Mr Galloway, a strident critic of Israel, is living proof that there is power without office. Labour rushed this byelection – firing the starting gun before its last MP, Sir Tony Lloyd, was even buried – to stop Mr Galloway, a formidable campaigner, from building up momentum in the seat, where almost a third of voters are Muslim. A demagogic opportunist, Mr Galloway has represented four cities and three parties in his political career. Only Winston Churchill constituency-hopped as much. It is unlikely that local issues will often occupy Mr Galloway in the Commons, especially while there is salt to be rubbed into Labour’s wounds over Gaza.

It is not only Muslim electors who are angry. Sir Keir Starmer will no doubt shrug off Mr Galloway’s warning that his party “lost the confidence of millions of their voters who loyally and traditionally” voted Labour as hyperbolic. But Sir Keir’s party can trace its roots back to strikes by Bradford textile workers – across the Pennines from Rochdale – at the turn of the last century. Then, a similar cry was heard about a growing sense of anti-Liberalism: “We have had two parties in the past, the can’ts and the won’ts, and it is now time we had a party that will.”

Following in the slipstream of the US backing of apparent Israeli war crimes has not yet dented the opposition’s ratings. It has also enabled the party to duck questions about not having a distinctive policy over conflict in the Middle East that responds to its voters’ concerns. While France’s president condemns the shooting of Palestinian civilians who “have been targeted by Israeli soldiers” amid chaotic aid deliveries, Britain’s main opposition party leader says nothing. He refuses to join pleas from progressive politicians in 12 countries for Britain to enforce an arms embargo on Israel as a consequence of the international court of justice’s ruling that Israeli forces must not commit acts of genocide in Gaza.

Labour politicians seem irritated that their heavily caveated calls for a “ceasefire” fall on deaf ears. But as Neal Lawson from the Compass thinktank points out, Labour risks taking its support from Muslim voters for granted on the assumption they have nowhere else to go. This thinking previously disguised slow collapses in support in Scotland and northern “red wall” seats.

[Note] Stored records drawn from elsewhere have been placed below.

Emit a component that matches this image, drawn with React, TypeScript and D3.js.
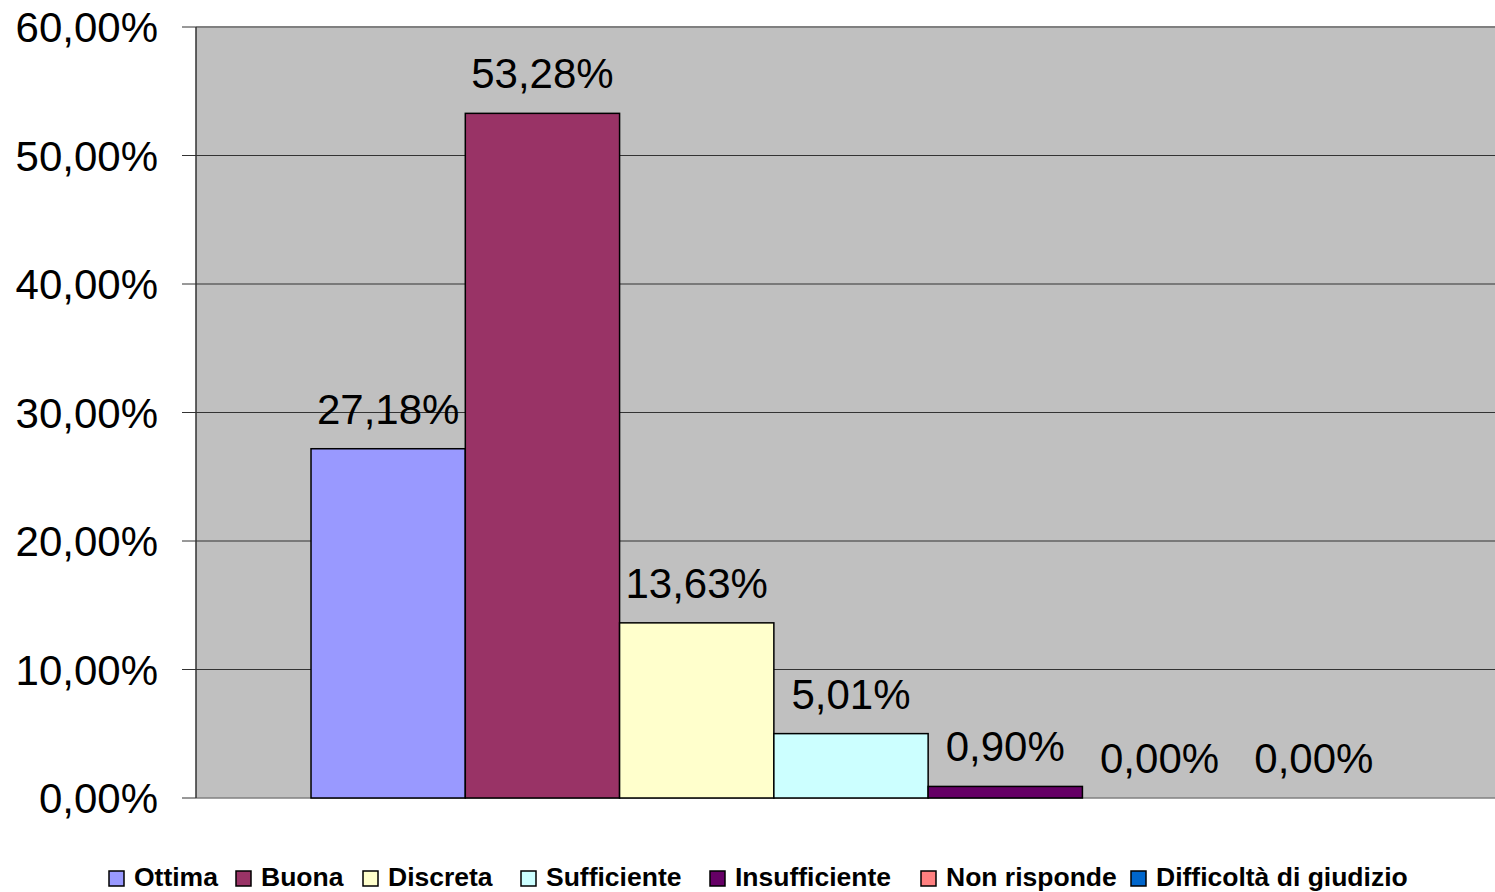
import React from "react";
import * as d3 from "d3";

const categories = ["Ottima", "Buona", "Discreta", "Sufficiente", "Insufficiente", "Non risponde", "Difficoltà di giudizio"];
const values = [27.18, 53.28, 13.63, 5.01, 0.9, 0.0, 0.0];
const colors = ["#9999FF", "#993366", "#FFFFCC", "#CCFFFF", "#660066", "#FF8080", "#0066CC"];
const yTicks = [0, 10, 20, 30, 40, 50, 60];
const legendX = [109, 236, 363, 521, 710, 921, 1131];

const W = 1495;
const H = 892;
const left = 196;
const right = 1506;
const top = 27;
const bottom = 798;

const fmt = (v: number) => v.toFixed(2).replace(".", ",") + "%";

export default function App() {
  const y = d3.scaleLinear().domain([0, 60]).range([bottom, top]);
  const outer = d3.scaleBand<string>().domain(["all"]).range([left, right]).paddingInner(0).paddingOuter(0.1065);
  const gx = outer("all") as number;
  const inner = d3.scaleBand<string>().domain(categories).range([gx, gx + outer.bandwidth()]).padding(0);
  const font = "Arial, 'Liberation Sans', sans-serif";

  return (
    <svg width={W} height={H} style={{ position: "fixed", top: 0, left: 0, background: "#fff" }} fontFamily={font}>
      <rect x={left} y={top} width={right - left} height={bottom - top} fill="#C0C0C0" />
      {yTicks.map((t) => (
        <g key={t}>
          {t > 0 && t < 60 && <line x1={left} x2={right} y1={y(t)} y2={y(t)} stroke="#333" strokeWidth={1} />}
          <line x1={182} x2={left} y1={y(t)} y2={y(t)} stroke="#333" strokeWidth={1} />
          <text x={158} y={y(t) + 15} textAnchor="end" fontSize={42} fill="#000">
            {fmt(t)}
          </text>
        </g>
      ))}
      <line x1={left} x2={right} y1={top} y2={top} stroke="#808080" strokeWidth={2} />
      <line x1={left} x2={right} y1={bottom} y2={bottom} stroke="#808080" strokeWidth={1.5} />
      <line x1={left} x2={left} y1={top} y2={bottom} stroke="#333" strokeWidth={1.5} />
      {categories.map((c, i) => (
        <g key={c}>
          {values[i] > 0 && (
            <rect
              x={inner(c)}
              y={y(values[i])}
              width={inner.bandwidth()}
              height={bottom - y(values[i])}
              fill={colors[i]}
              stroke="#000"
              strokeWidth={1.5}
            />
          )}
          <text
            x={(inner(c) as number) + inner.bandwidth() / 2}
            y={y(values[i]) - 25}
            textAnchor="middle"
            fontSize={42}
            fill="#000"
          >
            {fmt(values[i])}
          </text>
        </g>
      ))}
      {categories.map((c, i) => (
        <g key={"lg" + c}>
          <rect x={legendX[i]} y={871} width={15} height={15} fill={colors[i]} stroke="#000" strokeWidth={1.5} />
          <text x={legendX[i] + 25} y={886} fontSize={26.5} fontWeight="bold" fill="#000">
            {c}
          </text>
        </g>
      ))}
    </svg>
  );
}
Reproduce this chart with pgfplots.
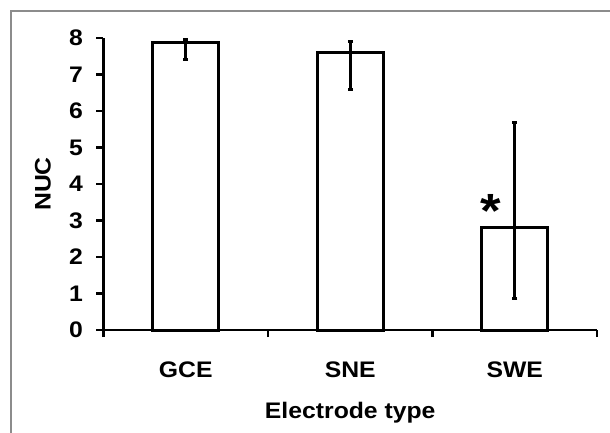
\documentclass[border=0pt]{standalone}
\usepackage{pgfplots}
\pgfplotsset{compat=1.18}
\usepackage{fontspec}
\setmainfont{Liberation Sans}[FakeStretch=1.1]
\definecolor{framegray}{RGB}{140,140,140}
\newcommand{\chartfont}{\fontsize{22.5}{26}\selectfont\bfseries}
\begin{document}
\begin{tikzpicture}
\useasboundingbox (-103.5pt,-103pt) rectangle (506.5pt,330pt);
\draw[framegray, line width=2pt] (-92.5pt,-103pt) -- (-92.5pt,319pt) -- (506.5pt,319pt);
\begin{axis}[
  at={(0,0)}, anchor=south west,
  scale only axis, width=493.5pt, height=292pt,
  xmin=-0.5, xmax=2.5, ymin=0, ymax=8,
  axis lines=left, axis line style={line width=2.5pt, -},
  xtick={0,1,2}, xticklabels={GCE,SNE,SWE},
  minor xtick={-0.5,0.5,1.5,2.5},
  ytick={0,1,...,8},
  major x tick style={draw=none},
  tick style={line width=2.5pt, black},
  tick align=outside, major tick length=7pt, minor tick length=7pt,
  tick label style={font=\chartfont},
  label style={font=\chartfont},
  /pgf/number format/assume math mode=true,
  xticklabel style={anchor=base, yshift=-40pt},
  yticklabel style={xshift=-10pt},
  ylabel={NUC}, xlabel={Electrode type},
  ylabel style={at={(axis description cs:-0.1226,0.5)}, anchor=center},
  xlabel style={at={(axis description cs:0.5,-0.3024)}, anchor=base},
  clip=false,
]
\addplot[ybar, bar width=0.4, fill=white, draw=black, line width=3pt,
  error bars/.cd, y dir=both, y explicit,
  error bar style={line width=3pt, black},
  error mark options={line width=3pt, mark size=2.5pt, rotate=90}]
  coordinates {
    (0,7.87) += (0,0.08) -= (0,0.45)
    (1,7.60) += (0,0.30) -= (0,1.01)
    (2,2.80) += (0,2.89) -= (0,1.94)
  };
\node[font=\fontsize{48}{48}\selectfont\bfseries] at (axis cs:1.856,3.25) {*};
\end{axis}
\end{tikzpicture}
\end{document}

Voters are not obliged to cast their ballots for any party. They must be convinced. Israel’s actions have far exceeded its right to pursue those responsible for Hamas’s horrific attack; Labour should have denounced that with moral robustness.

Next week’s budget will see the Tories offer imaginary long-term spending cuts and short-term tax giveaways. A more confident Labour party would break with 14 years of wishful thinking and failure. It cannot rely on just not being the Conservatives. In a change election, Labour needs to earn votes by making the case for inspiring and transformational change.